Alkanes are exceptionally boring and unreactive molecules chemically speaking but we can persuade them to react with halogens in the presence of high energy / high frequency UV light.
CH4(g) + Cl2(g) ⇾ CH3Cl(g) + HCl(g)
The radiation causes homolytic fission of the halogen-halogen bond, forming radical halogen atoms and starting a chain reaction which ends in a haloalkane (halogenoalkane) such as choromethane.
You need to be able to explain the terminology and draw out the mechanism for the radical substitution reaction.
A mechanism shows the movement of electrons in a reaction, breaking it down into simple steps.

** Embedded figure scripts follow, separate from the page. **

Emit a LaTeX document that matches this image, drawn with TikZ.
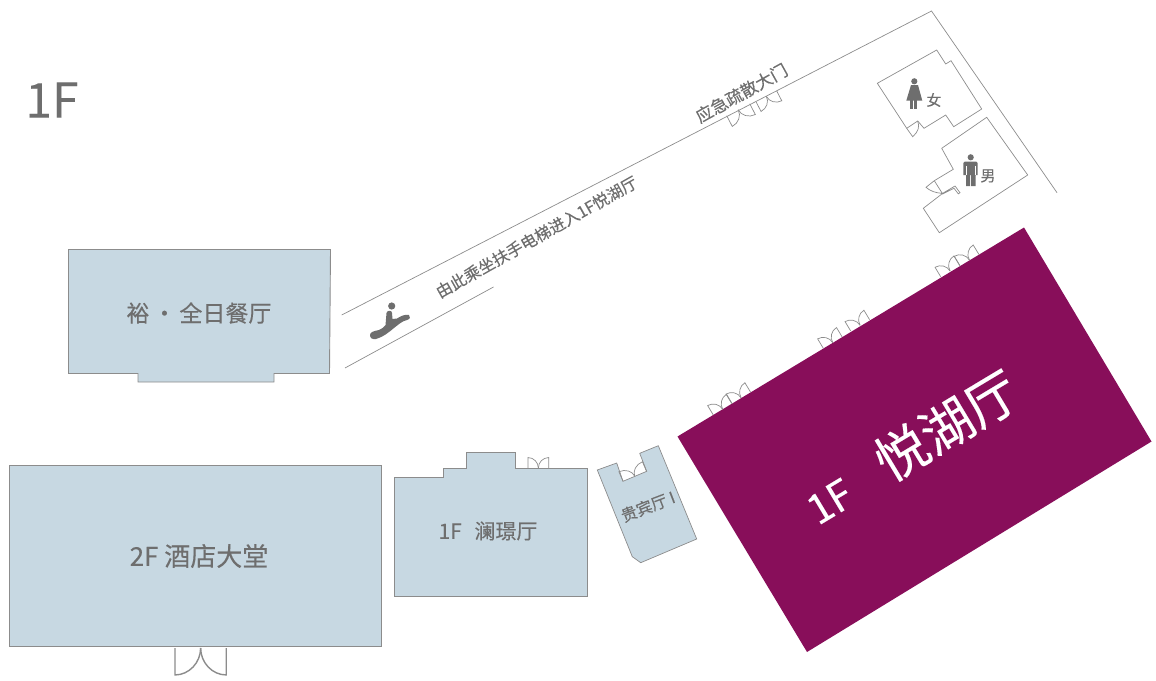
\documentclass[tikz,border=0pt]{standalone}
\usepackage{fontspec}
\usepackage{xcolor}
\setmainfont{Noto Sans CJK SC}[BoldFont={Noto Sans CJK SC},BoldFeatures={FakeBold=0.2}]
\usetikzlibrary{positioning}
\definecolor{roomblue}{HTML}{C7D8E2}
\definecolor{hallpurple}{HTML}{880E5A}
\definecolor{wallgray}{HTML}{8C8C8C}
\definecolor{textgray}{HTML}{6E6E6E}
\tikzset{
  room/.style={draw=wallgray, fill=roomblue, line width=.9pt},
  wall/.style={draw=wallgray, line width=.7pt},
  label/.style={text=textgray, inner sep=0pt},
  figure/.style={fill=textgray, draw=none},
  pics/gate/.style={code={
    \draw[wall] (0,0) -- (0,-11) .. controls (6,-11) and (11,-6) .. (11,0);
    \draw[wall] (22,0) -- (22,-11) .. controls (16,-11) and (11,-6) .. (11,0);
  }}
}
\begin{document}
\begin{tikzpicture}[x=1pt,y=-1pt]
  \useasboundingbox (0,0) rectangle (1156,680);

  \draw[room] (68.5,249.5) -- (330.5,249.5) -- (329.5,373.5) -- (274,373.5) -- (274,382) -- (138,382) -- (138,373.5) -- (68.5,373.5) -- cycle;
  \draw[room] (9.5,465) rectangle (381.5,646);
  \draw[room] (394.5,477) -- (443.5,477) -- (443.5,468.5) -- (466.5,468.5) -- (466.5,452.5) -- (515,452.5) -- (515,468.5) -- (587,468.5) -- (587,596.5) -- (394.5,596.5) -- cycle;
  \draw[room, line width=.7pt] (597.3,470) -- (616.7,463) -- (623,481.3) -- (646.7,471.3) -- (639.7,453.3) -- (658.3,445.7) -- (696.7,539) -- (640.7,562.7) -- (632.3,556.7) -- cycle;
  \fill[hallpurple] (677.5,436.5) -- (1024,227.5) -- (1151.5,441.5) -- (807,652) -- cycle;

  \draw[wall] (341.7,315) -- (931.5,11) -- (1057,192.7);
  \draw[wall] (345,368) -- (493.5,287);

  \draw[wall] (877.3,83.3) -- (936.7,50) -- (945.7,64) -- (951,60.7) -- (981.7,109) -- (953.7,126.7) -- (945.7,115) -- (924,128.3) -- (917.7,121) -- (906.7,128.3) -- cycle;
  \draw[wall] (906.7,128.3) -- (912.7,136.7) .. controls (918,132) and (920,127) .. (917.7,121);
  \draw[wall] (934.3,180.7) -- (953.3,169.3) -- (941.7,148.3) -- (986.7,117.3) -- (1027.7,175) -- (939.3,232.7) -- (923.3,208.3) -- (942.7,193.3) -- (955,186) -- (960,192.7) -- (958.3,193.8) -- (954,188.3) -- (942.7,194) -- (934.3,180.7) -- (926,187.3) .. controls (930,191) and (936,193) .. (941.7,193.3);

  \foreach \px/\py/\angle in {713.3/415/31, 731.7/403.5/31, 823.3/348.3/31, 850.7/331/31, 940.7/276.7/31, 960/265.7/31}
    \pic[rotate=\angle] at (\px,\py) {gate};
  \pic[rotate=27.3,xscale=1.18,yscale=-1.1] at (726.7,115.7) {gate};
  \pic[rotate=27.3,xscale=1.06,yscale=-1.0] at (756,101.7) {gate};
  \pic[rotate=23,xscale=1.16,yscale=.95] at (623,481.3) {gate};
  \pic[xscale=.94,yscale=.95] at (528,468) {gate};
  \begin{scope}[wall/.style={draw=wallgray, line width=1.4pt}]
    \pic[xscale=2.33,yscale=-2.45] at (175,648) {gate};
  \end{scope}

  \fill[figure] (391.7,306) circle (3.6);
  \fill[figure] (370,335) .. controls (370,332) and (374,331) .. (379,330) .. controls (382,329) and (384,327) .. (385.5,325) -- (386.5,313) .. controls (387,310) and (392,310) .. (392,313) -- (392.5,319) -- (397,318.5) .. controls (401,316) and (405,314) .. (409,315) .. controls (411,317) and (410,319) .. (407,320) .. controls (402,321) and (398,325) .. (394,328) .. controls (388,333) and (383,337) .. (376,339) .. controls (372,339.5) and (370,338) .. (370,335) -- cycle;

  \fill[figure] (914.3,81.3) circle (3.1);
  \fill[figure] (911,85) -- (918,85) -- (922.3,100.7) -- (906.3,100.7) -- cycle;
  \fill[figure] (910,100) rectangle (913,109.3);
  \fill[figure] (914,100) rectangle (917,109.3);

  \fill[figure] (970.7,157.3) circle (3.1);
  \fill[figure] (963.3,175) -- (963.3,163) -- (965,161.5) -- (976,161.5) -- (977.7,163) -- (977.7,175) -- (975.5,175) -- (975.5,186) -- (971.2,186) -- (971.2,175) -- (970.2,175) -- (970.2,186) -- (966,186) -- (966,175) -- cycle;
  \draw[white, line width=.5pt] (966,166) -- (966,175) (975.2,166) -- (975.2,175);

  \node[label, font=\bfseries\fontsize{48}{48}\selectfont] (floor) at (52,100) {1F};
  \node[label, font=\bfseries\fontsize{23}{23}\selectfont] (yu) at (199,313) {裕\hspace{.15em}•\hspace{.15em}全日餐厅};
  \node[label, font=\bfseries\fontsize{26}{26}\selectfont] (lobby) at (199,556) {2F 酒店大堂};
  \node[label, font=\bfseries\fontsize{21}{21}\selectfont] (lanjing) at (488,531) {1F\hspace{.6em}澜璟厅};
  \node[label, rotate=21, font=\bfseries\fontsize{16}{16}\selectfont] (vip) at (648,506.5) {贵宾厅 I};
  \node[label, rotate=29.5, font=\bfseries\fontsize{16.2}{16.2}\selectfont] (route) at (536.5,237) {由此乘坐扶手电梯进入1F悦湖厅};
  \node[label, rotate=29, font=\bfseries\fontsize{17}{17}\selectfont] (exit) at (741.5,93) {应急疏散大门};
  \node[label, font=\bfseries\fontsize{15}{15}\selectfont] (female) at (934,100) {女};
  \node[label, font=\bfseries\fontsize{15}{15}\selectfont] (male) at (988,176) {男};
  \node[inner sep=0pt, text=white, rotate=31, font=\bfseries\fontsize{52.5}{52.5}\selectfont] (yuehu) at (911,447) {{\fontsize{41}{41}\selectfont 1F}\hspace{.72em}悦湖厅};
\end{tikzpicture}
\end{document}
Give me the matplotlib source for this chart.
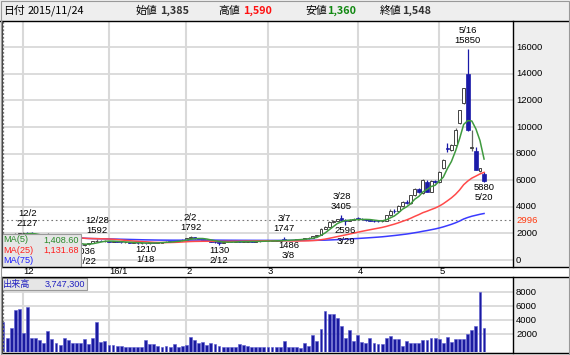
import matplotlib
matplotlib.use("Agg")
import matplotlib.pyplot as plt
import matplotlib.transforms as mtransforms
from matplotlib.patches import Rectangle
from matplotlib.lines import Line2D
import numpy as np
import pandas as pd

# ---------------- data ----------------
holidays = ["2015-11-23", "2015-12-23", "2015-12-31", "2016-01-01", "2016-01-11",
            "2016-02-11", "2016-03-21", "2016-04-29", "2016-05-03", "2016-05-04", "2016-05-05"]
dates = pd.bdate_range("2015-11-24", "2016-05-20", freq="C", holidays=holidays)

opens = [1385, 1560, 1730, 1870, 1960, 2010, 2060, 1990, 1940, 1830,
         1730, 1650, 1870, 1740, 1590, 1490, 1390, 1300, 1230, 1160,
         1100, 1170, 1290, 1400, 1460, 1430, 1440, 1380, 1400, 1360,
         1320, 1340, 1290, 1310, 1260, 1270, 1250, 1320, 1290, 1310,
         1360, 1380, 1370, 1440, 1480, 1540, 1650, 1700, 1620, 1580,
         1520, 1460, 1380, 1320, 1300, 1350, 1380, 1360, 1400, 1380,
         1390, 1400, 1390, 1410, 1420, 1430, 1440, 1450, 1460, 1560,
         1500, 1510, 1530, 1550, 1580, 1620, 1680, 1780, 1860, 2350,
         2480, 2880, 2950, 3150, 3000, 2950, 3020, 3120, 3100, 3050,
         2980, 2950, 2920, 2900, 2960, 3350, 3700, 3650, 4050, 4350,
         4250, 4850, 5350, 5050, 5900, 5150, 5950, 5850, 6900, 8400,
         8250, 8650, 10300, 11800, 14000, 8400, 8200, 6700, 6500]
highs = [1590, 1760, 1900, 2010, 2060, 2090, 2127, 2070, 1970, 1860,
         1760, 2010, 1900, 1760, 1610, 1510, 1420, 1330, 1260, 1190,
         1190, 1310, 1420, 1592, 1490, 1470, 1460, 1420, 1430, 1380,
         1360, 1350, 1330, 1320, 1290, 1280, 1330, 1340, 1330, 1370,
         1400, 1420, 1450, 1500, 1560, 1680, 1792, 1720, 1650, 1600,
         1540, 1480, 1400, 1340, 1360, 1400, 1400, 1420, 1420, 1400,
         1420, 1430, 1420, 1440, 1450, 1460, 1470, 1480, 1500, 1747,
         1530, 1540, 1560, 1600, 1640, 1700, 1800, 1880, 2380, 2550,
         2930, 3000, 3100, 3405, 3100, 3050, 3150, 3200, 3150, 3080,
         3050, 3000, 2980, 2980, 3380, 3800, 3800, 4100, 4400, 4500,
         4900, 5400, 5400, 6100, 6000, 6000, 6050, 6700, 7600, 8800,
         8700, 9900, 11300, 12950, 15850, 9800, 8520, 6950, 6600]
lows = [1360, 1520, 1680, 1820, 1900, 1940, 1960, 1920, 1800, 1700,
        1600, 1640, 1720, 1580, 1460, 1360, 1280, 1200, 1130, 1070,
        1036, 1160, 1270, 1390, 1400, 1390, 1360, 1350, 1340, 1300,
        1290, 1270, 1260, 1240, 1230, 1210, 1240, 1270, 1260, 1300,
        1340, 1350, 1360, 1420, 1460, 1520, 1620, 1600, 1560, 1500,
        1440, 1360, 1300, 1130, 1280, 1330, 1340, 1350, 1360, 1350,
        1370, 1370, 1370, 1390, 1400, 1410, 1420, 1430, 1440, 1480,
        1486, 1490, 1510, 1530, 1560, 1600, 1660, 1760, 1850, 2300,
        2450, 2800, 2900, 2950, 2596, 2900, 3000, 3050, 3000, 2950,
        2900, 2880, 2860, 2880, 2940, 3300, 3550, 3600, 3950, 4200,
        4200, 4800, 5050, 5000, 5100, 5100, 5800, 5800, 6850, 8100,
        8200, 8600, 10200, 11750, 9700, 8200, 6750, 6600, 5880]
closes = [1548, 1720, 1860, 1960, 2010, 2040, 1990, 1950, 1830, 1730,
          1640, 1880, 1740, 1600, 1490, 1390, 1300, 1230, 1160, 1100,
          1170, 1290, 1400, 1460, 1430, 1440, 1380, 1400, 1360, 1320,
          1340, 1290, 1310, 1260, 1270, 1250, 1320, 1290, 1310, 1360,
          1380, 1370, 1440, 1480, 1540, 1650, 1700, 1620, 1580, 1520,
          1460, 1380, 1320, 1290, 1350, 1380, 1360, 1400, 1380, 1390,
          1400, 1390, 1410, 1420, 1430, 1440, 1450, 1460, 1480, 1500,
          1510, 1530, 1550, 1580, 1620, 1680, 1780, 1860, 2350, 2480,
          2880, 2950, 3050, 3000, 2950, 3020, 3120, 3100, 3050, 2980,
          2950, 2920, 2900, 2960, 3350, 3700, 3650, 4050, 4350, 4250,
          4850, 5350, 5100, 6050, 5150, 5950, 5850, 6650, 7550, 8350,
          8650, 9780, 11280, 12900, 9800, 8500, 6800, 6900, 5950]
volumes = [3747, 1395, 2835, 5468, 5660, 2200, 5948, 1395, 1395, 1108,
           763, 2446, 1252, 763, 432, 1395, 1108, 763, 763, 690,
           1252, 640, 1439, 3741, 863, 1000, 432, 432, 288, 288,
           144, 144, 144, 144, 144, 1200, 575, 575, 288, 200,
           288, 200, 575, 200, 288, 432, 1583, 1100, 690, 863,
           380, 690, 575, 288, 200, 200, 100, 200, 575, 380,
           288, 100, 200, 200, 100, 200, 100, 200, 100, 1000,
           190, 100, 190, 50, 720, 290, 1870, 1000, 2780, 5280,
           4890, 4890, 4317, 3166, 1490, 2540, 1055, 1870, 815, 720,
           1390, 720, 625, 625, 1390, 1725, 1340, 1250, 290, 1000,
           760, 670, 720, 1200, 1150, 1390, 1490, 1250, 720, 1580,
           860, 1340, 1290, 1290, 2060, 2540, 3166, 8010, 2880]

month_labels = ["12", "16/1", "2", "3", "4", "5"]
price_ticks = [0, 2000, 4000, 6000, 8000, 10000, 12000, 14000, 16000]
vol_ticks = [2000, 4000, 6000, 8000]
ref_line = 2996
high_marks = [("12/2", 2127), ("12/28", 1592), ("2/2", 1792), ("3/7", 1747),
              ("3/28", 3405), ("5/16", 15850)]
low_marks = [("12/22", 1036), ("1/18", 1210), ("2/12", 1130), ("3/8", 1486),
             ("3/29", 2596), ("5/20", 5880)]
header_date = "2015/11/24"
header_vals = [("始値", "1,385", "#333333"), ("高値", "1,590", "#ff1010"),
               ("安値", "1,360", "#118811"), ("終値", "1,548", "#333333")]
ma_labels = [("MA(5)", "1,408.60", "#2a8a2a"), ("MA(25)", "1,131.68", "#ff2020"),
             ("MA(75)", "", "#2020ff")]
vol_label = ("出来高", "3,747,300")

# ---------------- figure ----------------
W, H = 570, 355
fig = plt.figure(figsize=(W / 100, H / 100), dpi=100, facecolor="#eeeeee")
JP = ["Noto Sans CJK JP", "DejaVu Sans"]
NUM = ["Liberation Sans", "DejaVu Sans"]


def fx(x):
    return x / W


def fy(y):
    return 1 - y / H


def ax_px(x0, y0, x1, y1, **kw):
    return fig.add_axes([fx(x0), fy(y1), (x1 - x0) / W, (y1 - y0) / H], **kw)


def hline_px(y, x0, x1, col="black", lw=1.0, z=12):
    fig.add_artist(Line2D([fx(x0), fx(x1)], [fy(y), fy(y)], transform=fig.transFigure,
                          color=col, lw=lw, zorder=z))


# white strip for month labels
fig.patches.append(Rectangle((fx(0), fy(277)), fx(570), (277 - 267) / H,
                             transform=fig.transFigure, facecolor="white",
                             edgecolor="none", zorder=-5))

o = np.array(opens, float)
h = np.array(highs, float)
l = np.array(lows, float)
c = np.array(closes, float)
v = np.array(volumes, float)
n = len(c)
xi = np.arange(n)
XL = (-0.245, 125.1)

month_idx = []
for m in [12, 1, 2, 3, 4, 5]:
    month_idx.append(int(np.where(dates.month == m)[0][0]))

grid_c = "#d9d9d9"

# ---------------- price panel ----------------
ax = ax_px(2, 21, 513, 267, facecolor="white")
ax.set_xlim(*XL)
ax.set_ylim(-526, 17970)
ax.set_xticks([])
ax.set_yticks([])
for t in price_ticks:
    ax.axhline(t, color=grid_c, lw=1.3, zorder=0)
for mi in month_idx:
    ax.axvline(mi, color=grid_c, lw=1.5, zorder=0)
ax.axhline(ref_line, color="#777777", lw=0.8, ls=(0, (1.5, 2.5)), zorder=1)
ax.axvline(0, color="#777777", lw=0.9, ls=(0, (1.5, 1.5)), zorder=6)

up = c >= o
dn = ~up
body_lo = np.minimum(o, c)
body_h = np.maximum(np.abs(c - o), 30)
ax.vlines(xi[up], l[up], h[up], color="#666666", lw=0.9, zorder=2)
ax.vlines(xi[dn], l[dn], h[dn], color="#1a1aa8", lw=0.9, zorder=2)
ax.bar(xi[up], body_h[up], bottom=body_lo[up], width=0.72, facecolor="white",
       edgecolor="#444444", lw=0.7, zorder=3)
ax.bar(xi[dn], body_h[dn], bottom=body_lo[dn], width=0.9, facecolor="#1a1aa8",
       edgecolor="#1a1aa8", lw=0.5, zorder=3)

cs = pd.Series(c)
ma5 = cs.rolling(5, min_periods=1).mean()
ma25 = cs.rolling(25, min_periods=1).mean()
ma75 = cs.rolling(75, min_periods=1).mean()
ax.plot(xi, ma75, color="#3a3aff", lw=1.1, zorder=4)
ax.plot(xi, ma25, color="#ff4a4a", lw=1.1, zorder=4)
ax.plot(xi, ma5, color="#3f9a3f", lw=1.1, zorder=4)

for sp in ax.spines.values():
    sp.set_visible(False)

date_strs = [f"{d.month}/{d.day}" for d in dates]
for lbl, val in high_marks:
    i = date_strs.index(lbl)
    ax.annotate(f"{lbl}\n{val}", xy=(i, val), xytext=(0, 4), textcoords="offset pixels",
                ha="center", va="bottom", fontsize=6.8, family=NUM, linespacing=1.15,
                zorder=7)
for lbl, val in low_marks:
    i = date_strs.index(lbl)
    ax.annotate(f"{val}\n{lbl}", xy=(i, val), xytext=(0, -1), textcoords="offset pixels",
                ha="center", va="top", fontsize=6.8, family=NUM, linespacing=1.15,
                zorder=7)

tr = mtransforms.blended_transform_factory(ax.transAxes, ax.transData)
for t in price_ticks:
    ax.text(1 + 3 / 511, t, str(t), transform=tr, ha="left", va="center",
            fontsize=6.8, family=NUM, clip_on=False)
ax.text(1 + 3 / 511, ref_line, str(ref_line), transform=tr, ha="left", va="center",
        fontsize=6.8, family=NUM, color="#ff3a10", clip_on=False)

# ---------------- volume panel ----------------
axv = ax_px(2, 277, 513, 352, facecolor="white")
axv.set_xlim(*XL)
VB = -576
axv.set_ylim(VB, 10217)
axv.set_xticks([])
axv.set_yticks([])
for t in vol_ticks:
    axv.axhline(t, color=grid_c, lw=1.3, zorder=0)
for mi in month_idx:
    axv.axvline(mi, color=grid_c, lw=1.5, zorder=0)
axv.axvline(0, color="#777777", lw=0.9, ls=(0, (1.5, 1.5)), zorder=6)
axv.bar(xi, v - VB, bottom=VB, width=0.7, facecolor="#1a1aa0", edgecolor="#5a5ad0",
        lw=0.4, zorder=3)
for sp in axv.spines.values():
    sp.set_visible(False)
trv = mtransforms.blended_transform_factory(axv.transAxes, axv.transData)
for t in vol_ticks:
    axv.text(1 + 3 / 511, t, str(t), transform=trv, ha="left", va="center",
             fontsize=6.8, family=NUM, clip_on=False)

# month labels (in the strip between panels)
trm = mtransforms.blended_transform_factory(ax.transData, fig.transFigure)
for mi, lab in zip(month_idx, month_labels):
    t = fig.text(0, fy(272), lab, transform=trm, ha="left", va="center", fontsize=6.8,
                 family=NUM, zorder=13)
    t.set_x(mi)

# ---------------- frame lines ----------------
hline_px(21, 0, 570)
hline_px(267, 2, 570)
hline_px(277, 2, 570)
hline_px(352.5, 2, 570)
for (y0, y1) in [(21, 267), (277, 352.5)]:
    fig.add_artist(Line2D([fx(513), fx(513)], [fy(y0), fy(y1)], transform=fig.transFigure,
                          color="black", lw=1.0, zorder=12))
    fig.add_artist(Line2D([fx(2), fx(2)], [fy(y0), fy(y1)], transform=fig.transFigure,
                          color="#444444", lw=0.8, zorder=12))

# ---------------- legend boxes ----------------
fig.patches.append(Rectangle((fx(2), fy(267)), fx(81) - fx(2), (267 - 234) / H,
                             transform=fig.transFigure, facecolor="#e6e6e6",
                             edgecolor="#9a9a9a", lw=0.8, zorder=10))
for k, (name, val, col) in enumerate(ma_labels):
    yy = 240 + k * 10.3
    fig.text(fx(3), fy(yy), name, color=col, fontsize=6.6, family=NUM, va="center",
             ha="left", zorder=11)
    if val:
        fig.text(fx(79), fy(yy), val, color=col, fontsize=6.6, family=NUM, va="center",
                 ha="right", zorder=11)

fig.patches.append(Rectangle((fx(2), fy(290)), fx(87) - fx(2), (290 - 278) / H,
                             transform=fig.transFigure, facecolor="#e6e6e6",
                             edgecolor="#9a9a9a", lw=0.8, zorder=10))
fig.text(fx(3), fy(284), vol_label[0], color="#2020c0", fontsize=6.6, family=JP,
         va="center", ha="left", zorder=11)
fig.text(fx(85), fy(284), vol_label[1], color="#2020c0", fontsize=6.6, family=NUM,
         va="center", ha="right", zorder=11)

# ---------------- header ----------------
fig.text(fx(3), fy(11), "日付", fontsize=7.8, family=JP, va="center", ha="left")
fig.text(fx(28), fy(11), header_date, fontsize=7.8, family=JP, va="center", ha="left")
hx = [(135, 160), (218, 243), (305, 327), (380, 402)]
for (lx, vx), (lab, val, col) in zip(hx, header_vals):
    fig.text(fx(lx), fy(11), lab, fontsize=7.8, family=JP, va="center", ha="left")
    fig.text(fx(vx), fy(11), val, fontsize=7.8, family=JP, va="center", ha="left",
             color=col, fontweight="bold")

# outer border
fig.patches.append(Rectangle((fx(0.5), fy(354.5)), fx(569) - fx(0.5), 354 / H,
                             transform=fig.transFigure, facecolor="none",
                             edgecolor="#999999", lw=0.8, zorder=12))

fig.savefig("out.png", dpi=100, facecolor=fig.get_facecolor())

This is the first of many that you will meet and is important for understanding the role of CFCs in the depletion of ozone in the stratosphere.
- Initiation
Homolytic fission of a covalent bond is when the bond breaks evenly and each fragment takes one electron from the bond. The resulting fragments each have an unpaired electron are are called radicals. Radicals are very reactive species.
- Propagation
There are two propagation steps. Each step produces a radical leading to a chain reaction.
The key to understanding this mechanism is to appreciate that of the two propagation steps, the first always makes the by-product and the haloalkane is made in the second propagation step. Both steps are exothermic as the bonds that are made in each stage are stronger than those broken.
- Termination
In the termination step, two radicals react to form a non-radical. Since the concentration of radicals in the reaction mixture is actually very low, chain termination is rare.